After living in Palestine in the spring I found it really interesting that Azerbaijan is a secular Muslim country. Tough 95% of the population are Shia Muslims, we saw very few women in hijab and all off the roadside cafes sold very cheap beer, something that we would take advantage of as often as possible.

One night we enjoyed that a bit too much. We had hitched to Ganja, I’ll admit mainly because of the name, and went in to the first café we found. The local men liked us so they insisted on buying us a beer. And another beer. And another beer. And some vodka. And another beer. 6 hours later I went to buy some gum and when I returned Kim was gone and the owner ask me to take our stuff and leave. I grabbed our bags and went out to wait for him by the side of the road. A little while later Kim returned piss drunk, arm in arm with a couple of Azeri men who dropped him off and told me he was my responsibility now. It was nearing midnight, so while he was laying on the grass, I asked around for a park where we could camp. There was one just 10 minutes away, but when I asked Kim to walk over there he said, “Fuck you”, when I asked him again he said, “Fuck you” and when I asked him to just move away from the side of the road he said, you guessed it: “Fuck you”.

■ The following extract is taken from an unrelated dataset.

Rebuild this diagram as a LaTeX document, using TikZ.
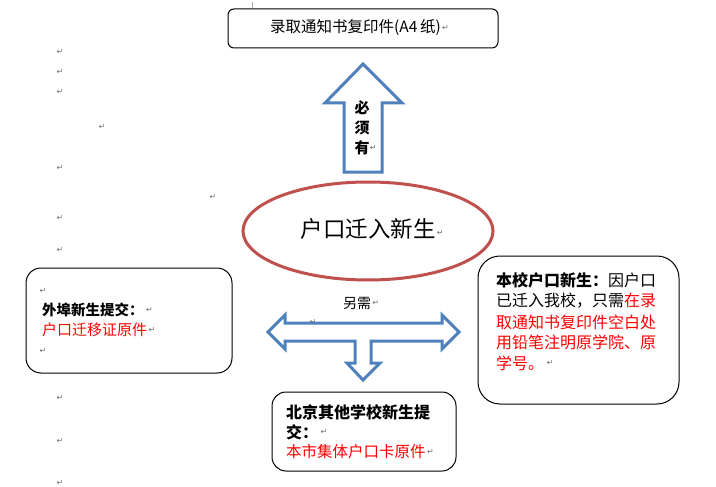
\documentclass[tikz,border=0pt]{standalone}
\usepackage{fontspec}
\setmainfont{Noto Sans CJK SC}
\newfontfamily\dvfont{DejaVu Sans}
\usetikzlibrary{shapes.geometric}
\definecolor{arrblue}{HTML}{4F81BD}
\definecolor{ellred}{HTML}{C0504D}
\definecolor{txtred}{HTML}{FF0000}
\definecolor{markgray}{HTML}{707070}
\newcommand{\pmk}{{\dvfont\fontsize{8}{8}\selectfont\textcolor{markgray}{↵}}}
\newcommand{\fs}[1]{\fontsize{#1}{#1}\selectfont}
\tikzset{
  box/.style={draw=black, line width=1pt},
  bluearrow/.style={draw=arrblue, line width=3pt, line join=miter, fill=white},
  txt/.style={inner sep=0pt, anchor=west},
  mk/.style={inner sep=0pt}
}
\begin{document}
\begin{tikzpicture}[x=1pt,y=-1pt]
\fill[white] (0,0) rectangle (716,487);
\useasboundingbox (0,0) rectangle (716,487);

% top box
\draw[box, rounded corners=6pt] (228,9) rectangle (498,48);
\node[txt] (top) at (270,28) {\fs{15.5}录取通知书复印件(A4\,纸)};
\node[mk, anchor=west] (mtop) at ([xshift=1pt]top.east) {\pmk};
\draw[markgray!60, line width=0.6pt] (252,2) -- (252,8);

% up arrow
\draw[bluearrow] (363,64) -- (402,103) -- (382,103) -- (382,172) -- (344,172) -- (344,103) -- (325,103) -- cycle;
\node[mk] (b1) at (362,108) {\fs{15}\bfseries 必};
\node[mk] (b2) at (362,128) {\fs{15}\bfseries 须};
\node[mk] (b3) at (362,148) {\fs{15}\bfseries 有};
\node[mk, anchor=west] (mb3) at (b3.east) {\pmk};

% ellipse
\node[ellipse, draw=ellred, line width=3pt, minimum width=250pt, minimum height=98pt] (ell) at (368,231) {};
\node[mk] (etxt) at (368,229) {\fs{22.5}户口迁入新生};
\node[mk, anchor=west] (metxt) at ([xshift=1pt,yshift=-4pt]etxt.east) {\pmk};

% T arrow
\draw[bluearrow] (268,332) -- (285,315) -- (285,323) -- (442,323) -- (442,315) -- (459,332) -- (442,349) -- (442,341) -- (371,341) -- (371,363) -- (380,363) -- (363,380) -- (347,363) -- (355,363) -- (355,341) -- (285,341) -- (285,349) -- cycle;
\node[mk] (ling) at (357,303) {\fs{14}另需};
\node[mk, anchor=west] (mling) at ([xshift=1pt]ling.east) {\pmk};
\node[mk] (mt) at (313,322) {\pmk};

% left box
\draw[box, rounded corners=15pt] (26,268) rectangle (232,373);
\node[mk] (ml1) at (43,291) {\pmk};
\node[txt] (l1) at (42,310) {\fs{14.5}\bfseries 外埠新生提交：};
\node[mk, anchor=west] (ml2) at ([xshift=2pt]l1.east) {\pmk};
\node[txt, text=txtred] (l2) at (42,330) {\fs{15}户口迁移证原件};
\node[mk, anchor=west] (ml3) at ([xshift=1pt]l2.east) {\pmk};
\node[mk] (ml4) at (43,351) {\pmk};

% right box
\draw[box, rounded corners=22pt] (478,256) rectangle (679,404);
\node[txt] (r1) at (496,280) {\fs{16}\textbf{本校户口新生：}因户口};
\node[txt] (r2) at (496,301) {\fs{16}已迁入我校，只需\textcolor{txtred}{在录}};
\node[txt, text=txtred] (r3) at (496,322) {\fs{16}取通知书复印件空白处};
\node[txt, text=txtred] (r4) at (496,342) {\fs{16}用铅笔注明原学院、原};
\node[txt, text=txtred] (r5) at (496,363) {\fs{16}学号。};
\node[mk, anchor=west] (mr5) at ([xshift=2pt]r5.east) {\pmk};

% bottom box
\draw[box, rounded corners=14pt] (272,392) rectangle (456,471);
\node[txt] (d1) at (286,412) {\fs{16}\bfseries 北京其他学校新生提};
\node[txt] (d2) at (286,432) {\fs{16}\bfseries 交：};
\node[mk, anchor=west] (md2) at ([xshift=2pt]d2.east) {\pmk};
\node[txt, text=txtred] (d3) at (286,452) {\fs{15.5}本市集体户口卡原件};
\node[mk, anchor=west] (md3) at ([xshift=1pt]d3.east) {\pmk};

% scattered paragraph marks
\node[mk] (s1) at (60,52) {\pmk};
\node[mk] (s2) at (60,72) {\pmk};
\node[mk] (s3) at (60,92) {\pmk};
\node[mk] (s4) at (102,127) {\pmk};
\node[mk] (s5) at (60,168) {\pmk};
\node[mk] (s6) at (213,197) {\pmk};
\node[mk] (s7) at (60,218) {\pmk};
\node[mk] (s8) at (60,250) {\pmk};
\node[mk] (s9) at (60,398) {\pmk};
\node[mk] (s10) at (60,441) {\pmk};
\node[mk] (s11) at (60,483) {\pmk};
\end{tikzpicture}
\end{document}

In the end, I had to put up the tent right next to him and carry him the last meter into the tent while I slept outside, but hey, that’s what mates are for. He repaid it several times over in the following days where we, camped in the mountains, hitched with the police and had lunch in what we thought was a café but turned out to also be a brothel with the waitresses doubling as prostitutes. Kim was heading to Armenia and later Iran so we said farewell after entering Georgia. I fell head over heels in love with Georgia and ended up staying there for 30 days, but more on that next time.

No matter how much you train the wolf, he still looks at the mountains and howls.